Since then scores of caverns containing prehistoric cave paintings dating back as far as 30,000 years have been discovered in Spain, France Italy and most recently Portugal, uncovering a treasure chest of thousands of works of art. These have been pored over by scientists and laymen alike who have come up with theories ranging from the simple to the absurd, all trying to explain why ancient Cro Magnon man ventured into the dark and dangerous caves to depict the animals who roamed the icy plains of that time. As well, the symbols that early man used and obviously held so dear.

Twenty thousand years ago in Europe, in the lands south of the glacial ice sheet, our ancestors had already evolved a means of expressing their inner life or being. Essentially nomadic, living in a cold, harsh environment, at the mercy of ebbing and flowing glacial periods, they sought out caves as protection from the elements, and in the dark recesses of these caves they painted their own experiences.

The times were hard back then. There was a very thick layer of ice covering or slowly receding from much of what is modern day Europe and man's existence depended on strength and cunning to stay alive by killing wild animals with the most rudimentary stone and wood weapons. Archaeologists tell us much about his way of life, his family structure and even his burial practices, but little can be told with certainty about the "why" that made him paint his legends or fears or initiation rites on cave walls.

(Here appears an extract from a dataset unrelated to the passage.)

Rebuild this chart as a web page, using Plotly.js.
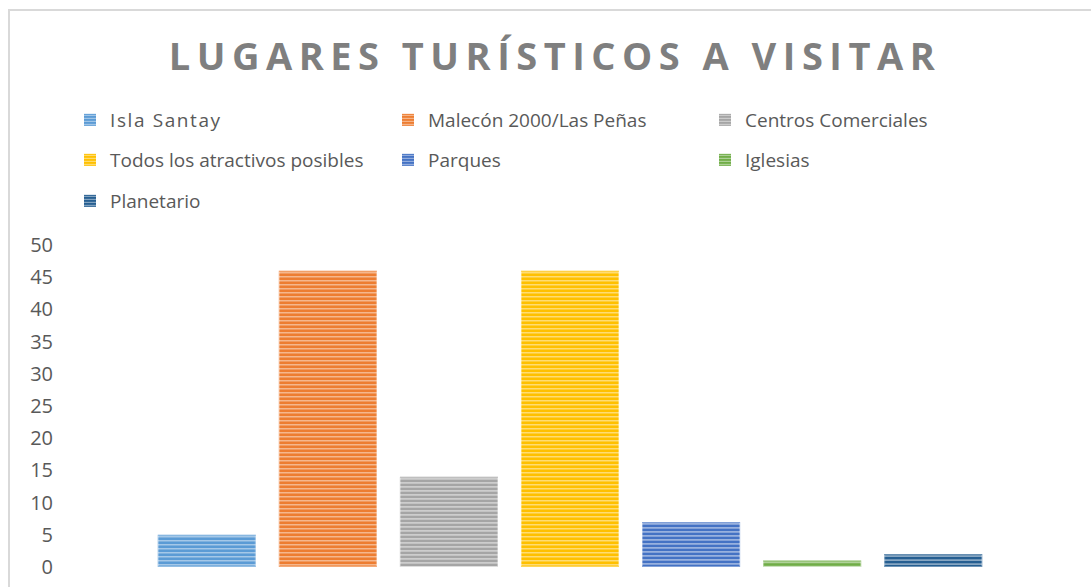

Experts differ widely in their interpretation of the origins of this art. Some say it was the human need and desire for adornment; other's claim it depicted man's anxiety and fear of the universe, the unknown. Possibly it was an urge to communicate thought, or part of magic and ritual, calendar records or perhaps art for art's sake. We will never know, can only speculate. Whatever the reason, cave paintings were a universal, integral part of Stone Age man's existence.

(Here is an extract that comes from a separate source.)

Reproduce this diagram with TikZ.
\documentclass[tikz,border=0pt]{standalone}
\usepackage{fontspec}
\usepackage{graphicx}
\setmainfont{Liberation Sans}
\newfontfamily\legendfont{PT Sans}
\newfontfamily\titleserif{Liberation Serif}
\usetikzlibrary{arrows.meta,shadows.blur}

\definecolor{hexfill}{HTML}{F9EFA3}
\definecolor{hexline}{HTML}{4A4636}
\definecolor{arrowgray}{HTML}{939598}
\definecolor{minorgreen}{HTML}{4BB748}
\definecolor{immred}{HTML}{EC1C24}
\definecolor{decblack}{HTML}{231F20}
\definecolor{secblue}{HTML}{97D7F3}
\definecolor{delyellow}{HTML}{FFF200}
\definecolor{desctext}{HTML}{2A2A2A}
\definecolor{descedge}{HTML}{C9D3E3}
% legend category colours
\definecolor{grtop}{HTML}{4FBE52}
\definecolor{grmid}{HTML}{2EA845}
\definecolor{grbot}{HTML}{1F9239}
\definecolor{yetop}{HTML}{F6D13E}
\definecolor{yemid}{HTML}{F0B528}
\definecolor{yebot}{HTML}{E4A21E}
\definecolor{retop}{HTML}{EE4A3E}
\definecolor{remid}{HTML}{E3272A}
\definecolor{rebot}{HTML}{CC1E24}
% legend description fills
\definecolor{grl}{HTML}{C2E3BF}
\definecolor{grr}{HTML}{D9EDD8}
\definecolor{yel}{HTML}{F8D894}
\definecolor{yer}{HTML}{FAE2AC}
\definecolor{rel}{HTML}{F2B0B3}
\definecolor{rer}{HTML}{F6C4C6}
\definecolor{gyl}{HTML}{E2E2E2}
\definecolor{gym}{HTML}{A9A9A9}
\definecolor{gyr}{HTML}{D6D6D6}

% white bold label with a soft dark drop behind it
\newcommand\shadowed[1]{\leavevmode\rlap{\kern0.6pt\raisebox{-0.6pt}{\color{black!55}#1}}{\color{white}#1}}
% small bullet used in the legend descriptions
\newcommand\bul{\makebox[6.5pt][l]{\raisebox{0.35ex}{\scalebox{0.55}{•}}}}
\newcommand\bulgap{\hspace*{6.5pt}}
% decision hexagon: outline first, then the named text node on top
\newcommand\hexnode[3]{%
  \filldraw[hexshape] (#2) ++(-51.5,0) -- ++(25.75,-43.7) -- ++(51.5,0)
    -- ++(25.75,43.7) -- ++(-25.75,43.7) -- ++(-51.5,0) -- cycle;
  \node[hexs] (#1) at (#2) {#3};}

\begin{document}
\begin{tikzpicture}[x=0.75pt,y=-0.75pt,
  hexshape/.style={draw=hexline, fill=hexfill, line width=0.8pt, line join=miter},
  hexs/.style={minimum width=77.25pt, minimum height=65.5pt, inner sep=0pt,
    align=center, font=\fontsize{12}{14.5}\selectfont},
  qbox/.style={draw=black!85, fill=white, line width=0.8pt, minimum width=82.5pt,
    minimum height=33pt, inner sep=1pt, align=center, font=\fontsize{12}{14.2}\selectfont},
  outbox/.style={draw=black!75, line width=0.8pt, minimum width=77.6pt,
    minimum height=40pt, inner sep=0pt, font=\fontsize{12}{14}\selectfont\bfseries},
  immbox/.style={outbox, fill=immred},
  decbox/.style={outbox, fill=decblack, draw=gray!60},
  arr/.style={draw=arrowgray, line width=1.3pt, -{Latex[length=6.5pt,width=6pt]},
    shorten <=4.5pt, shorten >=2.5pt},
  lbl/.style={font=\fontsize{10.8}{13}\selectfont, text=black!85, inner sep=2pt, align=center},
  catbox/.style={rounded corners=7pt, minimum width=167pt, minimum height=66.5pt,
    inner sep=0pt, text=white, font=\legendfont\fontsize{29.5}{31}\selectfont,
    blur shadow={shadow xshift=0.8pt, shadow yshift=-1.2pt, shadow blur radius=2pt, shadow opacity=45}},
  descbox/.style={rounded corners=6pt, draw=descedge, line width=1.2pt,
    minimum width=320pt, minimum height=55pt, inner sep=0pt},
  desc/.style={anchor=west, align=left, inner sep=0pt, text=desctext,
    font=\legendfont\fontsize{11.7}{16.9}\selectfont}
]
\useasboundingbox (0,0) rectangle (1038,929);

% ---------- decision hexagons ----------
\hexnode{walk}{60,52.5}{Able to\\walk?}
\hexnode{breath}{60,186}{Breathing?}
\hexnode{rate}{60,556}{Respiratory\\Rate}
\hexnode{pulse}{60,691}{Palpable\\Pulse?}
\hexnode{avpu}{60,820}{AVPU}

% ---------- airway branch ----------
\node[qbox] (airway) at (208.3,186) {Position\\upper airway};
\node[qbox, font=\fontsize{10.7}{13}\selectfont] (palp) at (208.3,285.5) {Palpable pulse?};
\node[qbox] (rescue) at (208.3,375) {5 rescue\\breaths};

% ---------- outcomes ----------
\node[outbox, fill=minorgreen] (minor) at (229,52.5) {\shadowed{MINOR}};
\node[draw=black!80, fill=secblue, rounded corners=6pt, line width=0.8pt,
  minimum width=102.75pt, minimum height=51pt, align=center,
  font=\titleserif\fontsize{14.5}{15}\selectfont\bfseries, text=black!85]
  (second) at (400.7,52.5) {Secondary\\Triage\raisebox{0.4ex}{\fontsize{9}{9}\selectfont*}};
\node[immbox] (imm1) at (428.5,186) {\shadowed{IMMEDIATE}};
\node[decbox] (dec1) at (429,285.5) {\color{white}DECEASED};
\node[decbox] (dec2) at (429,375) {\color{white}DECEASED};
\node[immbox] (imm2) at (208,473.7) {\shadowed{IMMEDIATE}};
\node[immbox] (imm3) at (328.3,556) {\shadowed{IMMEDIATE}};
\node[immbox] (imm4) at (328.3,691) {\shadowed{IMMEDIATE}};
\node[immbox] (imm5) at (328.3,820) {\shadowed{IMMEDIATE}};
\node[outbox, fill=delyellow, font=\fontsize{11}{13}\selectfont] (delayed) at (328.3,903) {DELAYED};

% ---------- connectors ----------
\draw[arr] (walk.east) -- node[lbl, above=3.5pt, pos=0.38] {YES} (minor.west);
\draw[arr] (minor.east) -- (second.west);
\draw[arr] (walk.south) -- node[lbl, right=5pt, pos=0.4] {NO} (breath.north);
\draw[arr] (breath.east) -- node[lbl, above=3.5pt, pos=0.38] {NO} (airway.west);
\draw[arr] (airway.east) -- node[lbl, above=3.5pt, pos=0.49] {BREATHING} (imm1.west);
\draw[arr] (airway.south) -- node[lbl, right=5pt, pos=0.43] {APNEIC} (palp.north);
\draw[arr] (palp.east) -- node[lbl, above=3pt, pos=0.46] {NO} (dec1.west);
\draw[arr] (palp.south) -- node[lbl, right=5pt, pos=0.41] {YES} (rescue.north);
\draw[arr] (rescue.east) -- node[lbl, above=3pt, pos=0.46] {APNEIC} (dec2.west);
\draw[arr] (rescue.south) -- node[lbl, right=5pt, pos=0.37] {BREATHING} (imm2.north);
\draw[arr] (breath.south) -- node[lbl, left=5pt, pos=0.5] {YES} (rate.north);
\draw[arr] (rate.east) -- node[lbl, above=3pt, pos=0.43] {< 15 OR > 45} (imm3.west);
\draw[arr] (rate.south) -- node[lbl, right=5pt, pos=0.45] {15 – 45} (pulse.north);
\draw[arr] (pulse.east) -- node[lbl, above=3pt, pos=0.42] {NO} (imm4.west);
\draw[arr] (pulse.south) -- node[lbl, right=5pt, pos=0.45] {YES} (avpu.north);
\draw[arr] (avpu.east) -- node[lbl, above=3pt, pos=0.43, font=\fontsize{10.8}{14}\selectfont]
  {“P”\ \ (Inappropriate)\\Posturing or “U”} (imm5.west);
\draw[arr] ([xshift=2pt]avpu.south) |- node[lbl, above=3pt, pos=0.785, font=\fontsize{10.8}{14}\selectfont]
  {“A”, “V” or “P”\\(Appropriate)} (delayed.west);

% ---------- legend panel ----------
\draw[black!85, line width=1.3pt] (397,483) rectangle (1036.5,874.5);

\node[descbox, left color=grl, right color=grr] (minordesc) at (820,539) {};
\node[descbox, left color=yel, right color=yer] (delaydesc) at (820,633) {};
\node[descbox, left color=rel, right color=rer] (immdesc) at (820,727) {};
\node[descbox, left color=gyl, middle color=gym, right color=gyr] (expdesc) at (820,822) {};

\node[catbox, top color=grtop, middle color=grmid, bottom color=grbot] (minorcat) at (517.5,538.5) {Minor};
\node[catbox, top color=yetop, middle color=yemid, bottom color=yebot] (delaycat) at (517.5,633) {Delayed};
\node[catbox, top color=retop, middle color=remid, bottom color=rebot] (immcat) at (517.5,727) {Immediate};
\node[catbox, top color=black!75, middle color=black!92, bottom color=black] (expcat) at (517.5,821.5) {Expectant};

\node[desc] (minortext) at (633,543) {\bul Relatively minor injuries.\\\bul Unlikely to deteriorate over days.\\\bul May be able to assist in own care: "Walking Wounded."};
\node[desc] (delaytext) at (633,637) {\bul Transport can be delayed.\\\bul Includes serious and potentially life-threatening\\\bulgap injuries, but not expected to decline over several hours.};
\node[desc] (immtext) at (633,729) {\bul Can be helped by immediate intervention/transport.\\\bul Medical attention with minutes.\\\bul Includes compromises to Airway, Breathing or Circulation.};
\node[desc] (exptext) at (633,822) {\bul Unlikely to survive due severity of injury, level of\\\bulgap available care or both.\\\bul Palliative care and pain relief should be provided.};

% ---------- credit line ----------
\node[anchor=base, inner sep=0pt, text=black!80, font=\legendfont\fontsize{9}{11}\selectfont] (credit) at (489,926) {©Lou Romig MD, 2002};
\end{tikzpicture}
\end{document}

The cave man used the tools he found at hand. His pigments were ochre and manganese and iron dug from the earth and mixed with animal fat. Or charcoal, perhaps left from the same fires which burned to light the darkness of his cave. His canvas was the walls, floors and ceilings of his cavern home, often in large seemingly communal chambers, often in the deepest most difficult to access recesses. Occasionally he used stone or flint tools to engrave or carve a bas- relief. He sometimes employed the natural variation in the surface of the walls to achieve a three dimensional effect.

His subject? The things he knew best; the animals upon which he depended for food and clothing - his very existence. Those same animals which could mean danger and death. There are bison, deer, mammoth, ibex and wooly rhinoceros. Fish and horses and bear. He painted and he engraved single figures, animals in pairs, whole compositions. He overlapped lines or superimposed new figures over those of an earlier time or age. He painted too, human figures: male, female, anthropomorphic figures more crudely rendered than animals. He sometimes used his own hand as a stencil. Most intriguing of all he painted signs. Non- representational forms, repeated over and over in never-ending variation. These have been variously interpreted as sexual symbols, counting methods, architectural structures, lunar variations or depiction of plant life.

His style? A sense of freeness, a flowing, often sensitive line. An ease of composition. A oneness with his work. This early man, working by the light of charcoal fires or crude oil lamps often in the deepest, darkest recesses of his cave, produced an art form which seldom has been equaled to this day. A universal style - for similar drawing and identical themes are found in caves many hundreds of miles apart - symbols which continued, little changed, for 10,000 years.

What these wonders of the dark do is captivate. They were painted before the invention of cultivation, when "man" was Modern but still a hunter and gatherer. With a few quick deft strokes this ancient artist could conjure up the essence of a wooly mammoth or an ibex clambering over jagged peaks, a deadly wild auroch complete with a sense of weight, scale and even expression.

Cro Magnon man not only survived to paint another day but evolved into a more modern man over the many thousands of intervening years. He also left behind an artistic legacy that influenced modern artists and captivated and left awestruck all who see and experience this art which belongs to all of mankind.